### Problem statement:
Copy everything from the line with "Write a Python" down to the line with "xs = list(range(len(categories)))", inclusive of both, exactly as written; leave out all pictures.

### Input rows:
____________________

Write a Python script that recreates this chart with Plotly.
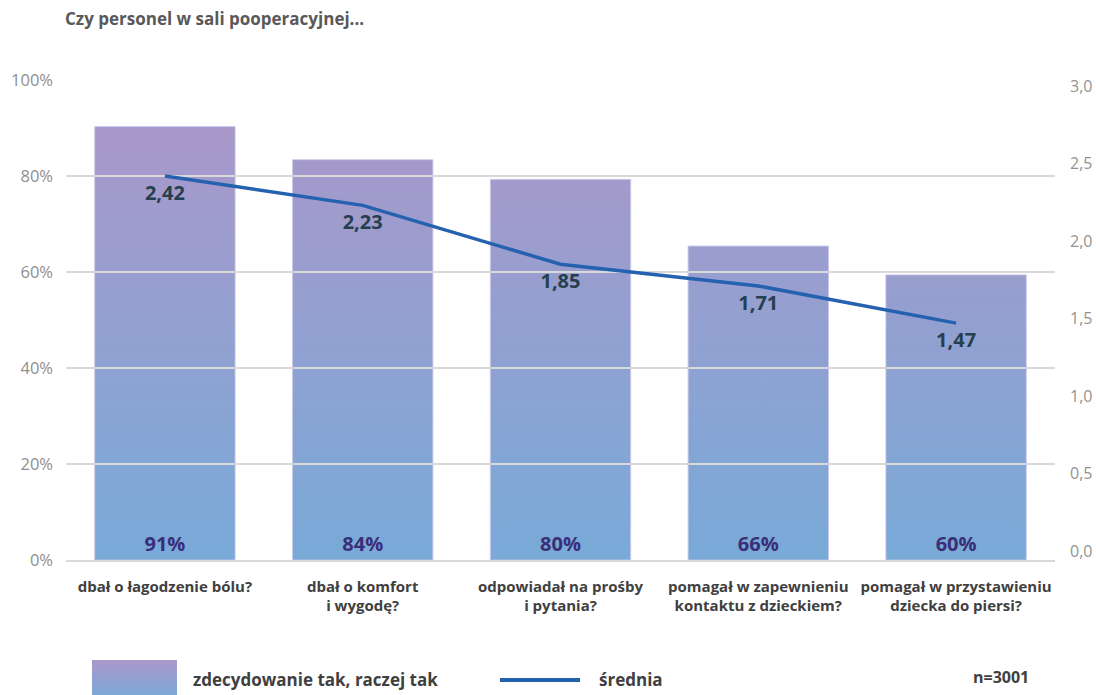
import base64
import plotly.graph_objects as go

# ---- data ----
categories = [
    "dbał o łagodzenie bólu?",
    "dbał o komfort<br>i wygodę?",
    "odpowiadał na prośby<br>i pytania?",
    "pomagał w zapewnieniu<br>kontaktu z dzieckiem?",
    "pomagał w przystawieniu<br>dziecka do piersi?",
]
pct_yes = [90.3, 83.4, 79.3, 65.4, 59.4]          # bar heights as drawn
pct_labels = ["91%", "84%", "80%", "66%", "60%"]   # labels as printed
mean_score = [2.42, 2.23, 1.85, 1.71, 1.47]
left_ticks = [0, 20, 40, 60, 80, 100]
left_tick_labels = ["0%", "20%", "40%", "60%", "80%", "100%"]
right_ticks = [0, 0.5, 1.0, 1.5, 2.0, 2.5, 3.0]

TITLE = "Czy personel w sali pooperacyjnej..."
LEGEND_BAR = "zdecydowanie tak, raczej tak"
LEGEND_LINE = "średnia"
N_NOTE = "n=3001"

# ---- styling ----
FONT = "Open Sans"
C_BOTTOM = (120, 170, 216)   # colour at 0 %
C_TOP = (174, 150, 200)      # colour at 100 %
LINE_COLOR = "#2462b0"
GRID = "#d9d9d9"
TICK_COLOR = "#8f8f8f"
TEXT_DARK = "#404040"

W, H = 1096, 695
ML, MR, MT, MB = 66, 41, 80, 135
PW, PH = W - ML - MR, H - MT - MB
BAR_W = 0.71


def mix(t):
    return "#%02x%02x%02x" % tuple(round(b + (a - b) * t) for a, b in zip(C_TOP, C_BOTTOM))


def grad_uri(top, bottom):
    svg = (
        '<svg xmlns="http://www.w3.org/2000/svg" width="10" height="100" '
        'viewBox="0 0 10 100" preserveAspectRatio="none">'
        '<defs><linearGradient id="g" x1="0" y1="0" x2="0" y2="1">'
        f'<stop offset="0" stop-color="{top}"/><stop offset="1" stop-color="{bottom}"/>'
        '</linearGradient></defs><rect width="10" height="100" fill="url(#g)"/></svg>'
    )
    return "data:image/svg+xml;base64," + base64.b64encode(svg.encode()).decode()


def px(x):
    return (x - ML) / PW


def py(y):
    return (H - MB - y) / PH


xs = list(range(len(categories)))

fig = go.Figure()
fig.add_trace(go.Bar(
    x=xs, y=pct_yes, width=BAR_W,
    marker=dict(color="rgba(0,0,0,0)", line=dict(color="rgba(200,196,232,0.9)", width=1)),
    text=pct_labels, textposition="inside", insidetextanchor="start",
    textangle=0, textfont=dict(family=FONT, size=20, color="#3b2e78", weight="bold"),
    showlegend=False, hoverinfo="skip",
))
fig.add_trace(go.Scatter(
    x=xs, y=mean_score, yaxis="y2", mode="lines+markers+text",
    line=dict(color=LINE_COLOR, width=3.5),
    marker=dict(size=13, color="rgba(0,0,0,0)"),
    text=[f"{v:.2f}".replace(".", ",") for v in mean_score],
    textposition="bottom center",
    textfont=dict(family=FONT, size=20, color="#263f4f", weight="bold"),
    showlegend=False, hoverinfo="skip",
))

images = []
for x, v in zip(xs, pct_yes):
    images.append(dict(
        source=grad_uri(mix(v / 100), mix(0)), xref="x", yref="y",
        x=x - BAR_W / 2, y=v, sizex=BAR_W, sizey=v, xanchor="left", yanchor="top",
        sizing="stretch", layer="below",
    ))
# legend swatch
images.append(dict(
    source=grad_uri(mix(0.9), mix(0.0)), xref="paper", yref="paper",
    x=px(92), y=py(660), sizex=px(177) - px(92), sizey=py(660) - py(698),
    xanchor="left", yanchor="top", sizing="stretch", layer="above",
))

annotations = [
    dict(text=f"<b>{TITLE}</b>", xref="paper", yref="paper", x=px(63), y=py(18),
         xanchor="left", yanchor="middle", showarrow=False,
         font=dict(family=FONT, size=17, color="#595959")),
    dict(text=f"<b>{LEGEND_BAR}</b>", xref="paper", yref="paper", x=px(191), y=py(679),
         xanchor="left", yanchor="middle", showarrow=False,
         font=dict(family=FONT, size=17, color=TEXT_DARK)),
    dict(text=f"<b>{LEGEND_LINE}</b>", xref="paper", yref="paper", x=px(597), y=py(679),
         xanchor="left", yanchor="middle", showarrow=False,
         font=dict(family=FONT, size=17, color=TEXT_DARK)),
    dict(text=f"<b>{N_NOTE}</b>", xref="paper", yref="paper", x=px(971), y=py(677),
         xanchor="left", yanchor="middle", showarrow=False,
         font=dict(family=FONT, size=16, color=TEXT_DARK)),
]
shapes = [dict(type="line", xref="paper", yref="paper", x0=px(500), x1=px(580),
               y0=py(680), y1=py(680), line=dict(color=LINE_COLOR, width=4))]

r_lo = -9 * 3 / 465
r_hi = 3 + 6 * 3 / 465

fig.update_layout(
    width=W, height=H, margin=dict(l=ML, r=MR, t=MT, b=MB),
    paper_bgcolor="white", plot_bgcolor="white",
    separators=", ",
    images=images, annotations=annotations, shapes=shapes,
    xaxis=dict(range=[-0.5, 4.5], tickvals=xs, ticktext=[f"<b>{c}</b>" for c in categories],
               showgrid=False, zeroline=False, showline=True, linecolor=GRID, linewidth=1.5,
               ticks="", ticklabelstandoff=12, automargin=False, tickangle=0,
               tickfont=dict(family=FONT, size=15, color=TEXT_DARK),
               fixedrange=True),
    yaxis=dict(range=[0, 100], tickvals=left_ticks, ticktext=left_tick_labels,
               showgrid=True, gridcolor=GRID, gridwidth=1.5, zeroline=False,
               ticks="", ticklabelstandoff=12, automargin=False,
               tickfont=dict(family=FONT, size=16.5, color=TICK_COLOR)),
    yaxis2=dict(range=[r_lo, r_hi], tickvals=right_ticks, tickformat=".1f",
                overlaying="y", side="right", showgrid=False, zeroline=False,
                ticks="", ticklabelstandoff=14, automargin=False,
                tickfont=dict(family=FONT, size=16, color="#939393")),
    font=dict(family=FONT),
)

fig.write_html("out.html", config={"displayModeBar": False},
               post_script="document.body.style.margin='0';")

____________________

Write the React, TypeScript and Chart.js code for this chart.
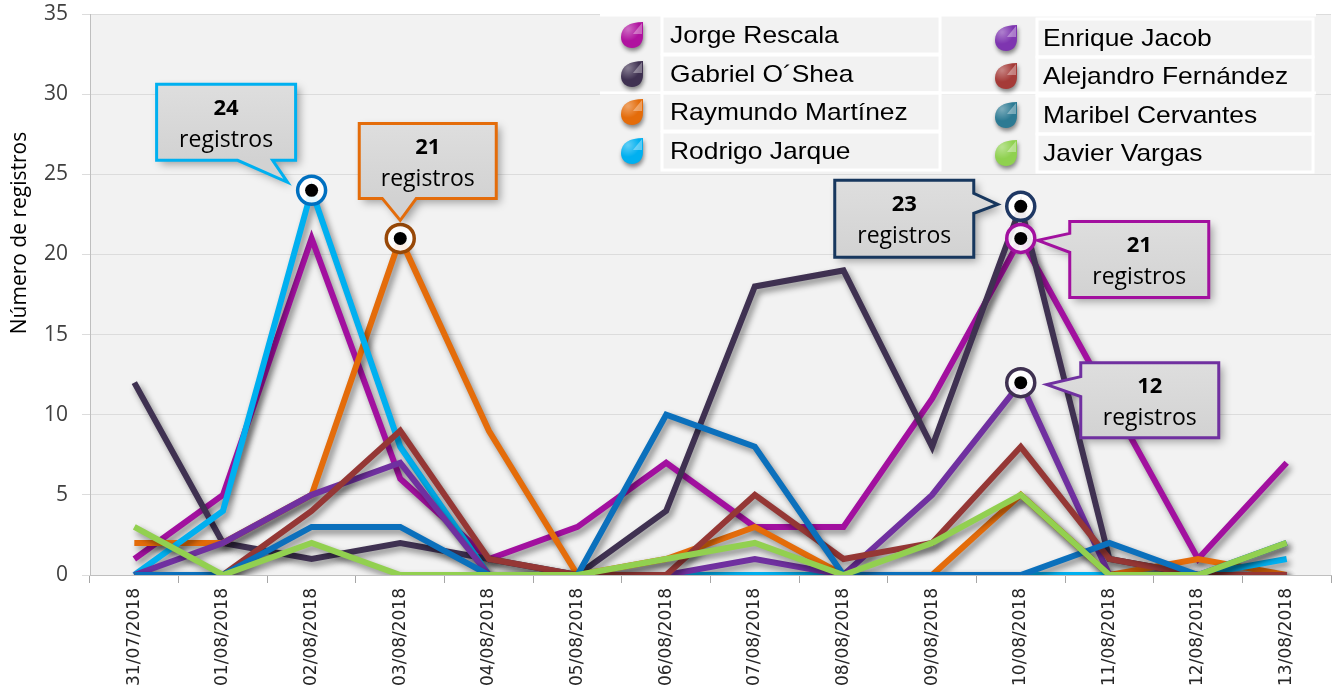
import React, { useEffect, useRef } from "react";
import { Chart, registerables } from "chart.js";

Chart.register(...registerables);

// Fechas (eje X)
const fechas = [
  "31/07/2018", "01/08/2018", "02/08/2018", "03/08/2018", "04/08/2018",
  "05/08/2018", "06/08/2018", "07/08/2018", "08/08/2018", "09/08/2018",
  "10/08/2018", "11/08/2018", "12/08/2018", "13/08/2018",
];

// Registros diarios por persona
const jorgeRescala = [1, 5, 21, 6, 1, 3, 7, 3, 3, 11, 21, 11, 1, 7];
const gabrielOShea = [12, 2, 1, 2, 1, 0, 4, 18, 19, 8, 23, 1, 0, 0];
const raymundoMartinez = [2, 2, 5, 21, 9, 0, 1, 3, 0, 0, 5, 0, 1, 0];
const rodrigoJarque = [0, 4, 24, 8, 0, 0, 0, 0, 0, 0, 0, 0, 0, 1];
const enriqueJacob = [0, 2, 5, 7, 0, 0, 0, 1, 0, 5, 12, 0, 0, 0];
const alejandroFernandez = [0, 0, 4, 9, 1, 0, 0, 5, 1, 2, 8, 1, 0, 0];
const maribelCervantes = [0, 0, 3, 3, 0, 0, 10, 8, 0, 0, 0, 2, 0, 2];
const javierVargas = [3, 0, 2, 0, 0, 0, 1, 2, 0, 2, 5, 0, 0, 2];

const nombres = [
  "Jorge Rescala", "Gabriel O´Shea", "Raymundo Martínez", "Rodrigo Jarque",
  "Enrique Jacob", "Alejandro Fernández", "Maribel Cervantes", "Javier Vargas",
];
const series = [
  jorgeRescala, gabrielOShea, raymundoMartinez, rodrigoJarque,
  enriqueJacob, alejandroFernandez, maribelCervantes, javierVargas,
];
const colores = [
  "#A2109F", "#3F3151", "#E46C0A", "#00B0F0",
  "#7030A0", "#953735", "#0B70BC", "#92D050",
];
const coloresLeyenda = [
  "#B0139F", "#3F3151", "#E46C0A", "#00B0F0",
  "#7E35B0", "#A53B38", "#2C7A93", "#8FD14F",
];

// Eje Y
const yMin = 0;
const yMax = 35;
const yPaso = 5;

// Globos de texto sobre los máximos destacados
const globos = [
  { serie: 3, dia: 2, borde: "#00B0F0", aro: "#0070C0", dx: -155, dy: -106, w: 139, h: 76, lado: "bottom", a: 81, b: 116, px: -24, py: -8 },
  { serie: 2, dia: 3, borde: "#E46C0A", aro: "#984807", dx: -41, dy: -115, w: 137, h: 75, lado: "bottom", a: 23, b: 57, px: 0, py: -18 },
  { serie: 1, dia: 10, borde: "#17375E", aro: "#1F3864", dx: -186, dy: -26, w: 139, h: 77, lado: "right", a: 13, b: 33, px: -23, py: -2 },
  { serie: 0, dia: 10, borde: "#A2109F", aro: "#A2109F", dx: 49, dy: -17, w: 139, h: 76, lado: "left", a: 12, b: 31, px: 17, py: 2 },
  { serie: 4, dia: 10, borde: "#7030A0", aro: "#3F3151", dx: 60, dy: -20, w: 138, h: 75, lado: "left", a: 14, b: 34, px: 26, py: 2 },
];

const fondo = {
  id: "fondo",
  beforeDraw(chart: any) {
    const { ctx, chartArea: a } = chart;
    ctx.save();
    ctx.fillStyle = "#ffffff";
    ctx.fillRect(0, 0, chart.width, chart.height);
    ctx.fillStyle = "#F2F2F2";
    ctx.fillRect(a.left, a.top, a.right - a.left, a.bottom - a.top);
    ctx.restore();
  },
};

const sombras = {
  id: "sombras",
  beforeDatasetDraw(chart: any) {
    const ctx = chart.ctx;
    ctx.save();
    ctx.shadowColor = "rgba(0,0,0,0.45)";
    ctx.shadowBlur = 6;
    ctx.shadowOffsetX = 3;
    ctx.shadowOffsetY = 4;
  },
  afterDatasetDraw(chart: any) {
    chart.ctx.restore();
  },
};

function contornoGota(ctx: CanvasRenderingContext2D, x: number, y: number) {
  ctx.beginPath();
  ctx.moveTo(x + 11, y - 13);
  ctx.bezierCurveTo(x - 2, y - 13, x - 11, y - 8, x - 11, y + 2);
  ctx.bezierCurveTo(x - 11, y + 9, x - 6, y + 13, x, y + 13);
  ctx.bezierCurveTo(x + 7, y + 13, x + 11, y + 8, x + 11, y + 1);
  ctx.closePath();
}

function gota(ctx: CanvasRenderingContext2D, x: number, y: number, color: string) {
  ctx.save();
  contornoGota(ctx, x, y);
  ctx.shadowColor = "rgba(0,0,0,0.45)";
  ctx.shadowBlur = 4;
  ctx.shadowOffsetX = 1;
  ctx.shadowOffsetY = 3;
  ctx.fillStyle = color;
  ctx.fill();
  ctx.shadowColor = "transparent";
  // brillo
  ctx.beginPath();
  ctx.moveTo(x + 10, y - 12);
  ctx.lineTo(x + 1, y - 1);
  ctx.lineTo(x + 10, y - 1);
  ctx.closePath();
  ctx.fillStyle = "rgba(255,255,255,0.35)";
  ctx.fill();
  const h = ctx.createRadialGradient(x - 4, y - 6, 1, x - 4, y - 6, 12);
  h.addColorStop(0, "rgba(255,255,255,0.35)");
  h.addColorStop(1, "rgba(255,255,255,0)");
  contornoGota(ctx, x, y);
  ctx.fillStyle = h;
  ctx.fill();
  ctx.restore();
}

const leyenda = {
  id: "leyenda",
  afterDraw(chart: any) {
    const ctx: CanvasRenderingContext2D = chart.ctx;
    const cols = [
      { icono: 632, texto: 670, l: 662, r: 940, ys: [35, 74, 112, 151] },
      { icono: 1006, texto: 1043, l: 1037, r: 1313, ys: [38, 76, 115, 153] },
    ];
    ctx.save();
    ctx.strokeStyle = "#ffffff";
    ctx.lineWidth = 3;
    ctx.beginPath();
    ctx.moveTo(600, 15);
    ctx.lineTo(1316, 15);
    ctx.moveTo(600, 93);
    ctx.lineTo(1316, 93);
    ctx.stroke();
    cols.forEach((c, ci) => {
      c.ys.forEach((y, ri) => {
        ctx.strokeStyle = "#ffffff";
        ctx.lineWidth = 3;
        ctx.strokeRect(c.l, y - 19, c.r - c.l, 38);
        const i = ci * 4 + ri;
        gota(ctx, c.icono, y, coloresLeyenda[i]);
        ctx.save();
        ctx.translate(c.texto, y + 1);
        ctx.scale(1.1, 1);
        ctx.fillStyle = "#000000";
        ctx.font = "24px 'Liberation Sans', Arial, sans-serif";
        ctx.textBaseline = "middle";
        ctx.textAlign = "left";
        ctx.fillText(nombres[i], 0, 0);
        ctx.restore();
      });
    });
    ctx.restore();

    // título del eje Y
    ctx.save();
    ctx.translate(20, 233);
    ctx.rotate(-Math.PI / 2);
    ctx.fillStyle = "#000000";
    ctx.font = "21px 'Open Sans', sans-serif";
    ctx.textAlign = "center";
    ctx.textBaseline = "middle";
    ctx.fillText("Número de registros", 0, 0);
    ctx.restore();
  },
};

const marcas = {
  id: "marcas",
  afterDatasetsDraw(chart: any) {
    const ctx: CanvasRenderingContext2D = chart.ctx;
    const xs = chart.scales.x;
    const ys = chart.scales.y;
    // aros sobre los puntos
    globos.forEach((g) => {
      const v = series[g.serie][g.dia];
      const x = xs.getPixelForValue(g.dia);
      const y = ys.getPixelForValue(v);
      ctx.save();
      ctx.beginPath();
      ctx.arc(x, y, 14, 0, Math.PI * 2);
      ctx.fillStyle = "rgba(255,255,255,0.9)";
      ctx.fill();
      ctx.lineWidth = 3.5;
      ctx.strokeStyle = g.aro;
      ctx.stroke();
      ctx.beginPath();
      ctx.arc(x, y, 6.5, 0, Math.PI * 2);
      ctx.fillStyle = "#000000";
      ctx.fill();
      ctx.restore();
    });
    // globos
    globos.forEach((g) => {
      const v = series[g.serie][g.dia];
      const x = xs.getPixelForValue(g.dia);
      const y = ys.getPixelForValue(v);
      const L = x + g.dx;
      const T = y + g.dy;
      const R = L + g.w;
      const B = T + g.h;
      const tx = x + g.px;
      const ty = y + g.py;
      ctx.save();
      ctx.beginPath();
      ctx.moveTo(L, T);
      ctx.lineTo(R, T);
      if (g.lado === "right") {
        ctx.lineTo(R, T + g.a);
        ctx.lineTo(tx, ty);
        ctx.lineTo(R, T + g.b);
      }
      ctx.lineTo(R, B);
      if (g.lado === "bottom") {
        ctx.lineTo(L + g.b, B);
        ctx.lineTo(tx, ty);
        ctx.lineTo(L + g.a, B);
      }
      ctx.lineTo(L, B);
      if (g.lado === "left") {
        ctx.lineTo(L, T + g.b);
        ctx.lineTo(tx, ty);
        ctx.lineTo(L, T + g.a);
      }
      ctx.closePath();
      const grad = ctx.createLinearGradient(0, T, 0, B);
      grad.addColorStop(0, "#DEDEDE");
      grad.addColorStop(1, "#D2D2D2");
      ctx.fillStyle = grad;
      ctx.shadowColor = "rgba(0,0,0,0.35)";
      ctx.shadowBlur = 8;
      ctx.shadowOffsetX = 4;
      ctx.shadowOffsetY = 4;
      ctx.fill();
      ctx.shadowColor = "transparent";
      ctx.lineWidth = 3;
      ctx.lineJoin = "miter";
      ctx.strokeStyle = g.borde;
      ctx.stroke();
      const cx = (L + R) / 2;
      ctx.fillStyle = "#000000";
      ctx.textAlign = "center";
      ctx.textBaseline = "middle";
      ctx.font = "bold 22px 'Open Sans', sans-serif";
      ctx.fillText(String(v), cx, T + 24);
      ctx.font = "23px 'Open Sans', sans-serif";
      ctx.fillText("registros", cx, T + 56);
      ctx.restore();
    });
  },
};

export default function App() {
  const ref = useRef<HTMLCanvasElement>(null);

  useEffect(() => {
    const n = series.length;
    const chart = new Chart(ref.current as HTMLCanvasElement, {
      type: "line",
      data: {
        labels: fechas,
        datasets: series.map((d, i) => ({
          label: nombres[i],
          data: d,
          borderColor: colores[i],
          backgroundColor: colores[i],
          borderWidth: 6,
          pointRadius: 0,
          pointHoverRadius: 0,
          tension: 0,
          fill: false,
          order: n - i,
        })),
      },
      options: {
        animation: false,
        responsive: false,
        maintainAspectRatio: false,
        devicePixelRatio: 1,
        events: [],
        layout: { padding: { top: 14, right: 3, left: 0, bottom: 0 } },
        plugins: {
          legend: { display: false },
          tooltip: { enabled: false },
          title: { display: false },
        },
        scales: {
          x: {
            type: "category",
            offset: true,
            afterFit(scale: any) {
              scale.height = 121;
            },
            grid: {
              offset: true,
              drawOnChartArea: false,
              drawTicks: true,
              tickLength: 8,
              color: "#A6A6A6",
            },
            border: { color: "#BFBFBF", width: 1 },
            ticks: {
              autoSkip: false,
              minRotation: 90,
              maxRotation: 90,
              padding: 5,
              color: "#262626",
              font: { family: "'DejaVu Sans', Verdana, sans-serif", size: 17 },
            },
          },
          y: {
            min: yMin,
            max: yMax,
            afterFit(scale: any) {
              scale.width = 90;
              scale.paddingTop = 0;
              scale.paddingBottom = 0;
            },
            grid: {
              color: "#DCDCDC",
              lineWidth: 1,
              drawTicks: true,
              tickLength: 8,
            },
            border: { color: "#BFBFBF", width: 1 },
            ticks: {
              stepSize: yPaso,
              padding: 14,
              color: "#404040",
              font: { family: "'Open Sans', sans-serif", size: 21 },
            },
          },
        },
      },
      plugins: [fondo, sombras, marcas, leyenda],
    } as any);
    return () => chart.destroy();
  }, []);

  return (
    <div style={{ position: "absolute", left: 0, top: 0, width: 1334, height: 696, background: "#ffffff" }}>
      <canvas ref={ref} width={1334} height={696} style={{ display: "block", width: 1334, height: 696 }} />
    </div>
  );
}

____________________

### Solution:
Write a Python script that recreates this chart with Plotly.
import base64
import plotly.graph_objects as go

# ---- data ----
categories = [
    "dbał o łagodzenie bólu?",
    "dbał o komfort<br>i wygodę?",
    "odpowiadał na prośby<br>i pytania?",
    "pomagał w zapewnieniu<br>kontaktu z dzieckiem?",
    "pomagał w przystawieniu<br>dziecka do piersi?",
]
pct_yes = [90.3, 83.4, 79.3, 65.4, 59.4]          # bar heights as drawn
pct_labels = ["91%", "84%", "80%", "66%", "60%"]   # labels as printed
mean_score = [2.42, 2.23, 1.85, 1.71, 1.47]
left_ticks = [0, 20, 40, 60, 80, 100]
left_tick_labels = ["0%", "20%", "40%", "60%", "80%", "100%"]
right_ticks = [0, 0.5, 1.0, 1.5, 2.0, 2.5, 3.0]

TITLE = "Czy personel w sali pooperacyjnej..."
LEGEND_BAR = "zdecydowanie tak, raczej tak"
LEGEND_LINE = "średnia"
N_NOTE = "n=3001"

# ---- styling ----
FONT = "Open Sans"
C_BOTTOM = (120, 170, 216)   # colour at 0 %
C_TOP = (174, 150, 200)      # colour at 100 %
LINE_COLOR = "#2462b0"
GRID = "#d9d9d9"
TICK_COLOR = "#8f8f8f"
TEXT_DARK = "#404040"

W, H = 1096, 695
ML, MR, MT, MB = 66, 41, 80, 135
PW, PH = W - ML - MR, H - MT - MB
BAR_W = 0.71


def mix(t):
    return "#%02x%02x%02x" % tuple(round(b + (a - b) * t) for a, b in zip(C_TOP, C_BOTTOM))


def grad_uri(top, bottom):
    svg = (
        '<svg xmlns="http://www.w3.org/2000/svg" width="10" height="100" '
        'viewBox="0 0 10 100" preserveAspectRatio="none">'
        '<defs><linearGradient id="g" x1="0" y1="0" x2="0" y2="1">'
        f'<stop offset="0" stop-color="{top}"/><stop offset="1" stop-color="{bottom}"/>'
        '</linearGradient></defs><rect width="10" height="100" fill="url(#g)"/></svg>'
    )
    return "data:image/svg+xml;base64," + base64.b64encode(svg.encode()).decode()


def px(x):
    return (x - ML) / PW


def py(y):
    return (H - MB - y) / PH


xs = list(range(len(categories)))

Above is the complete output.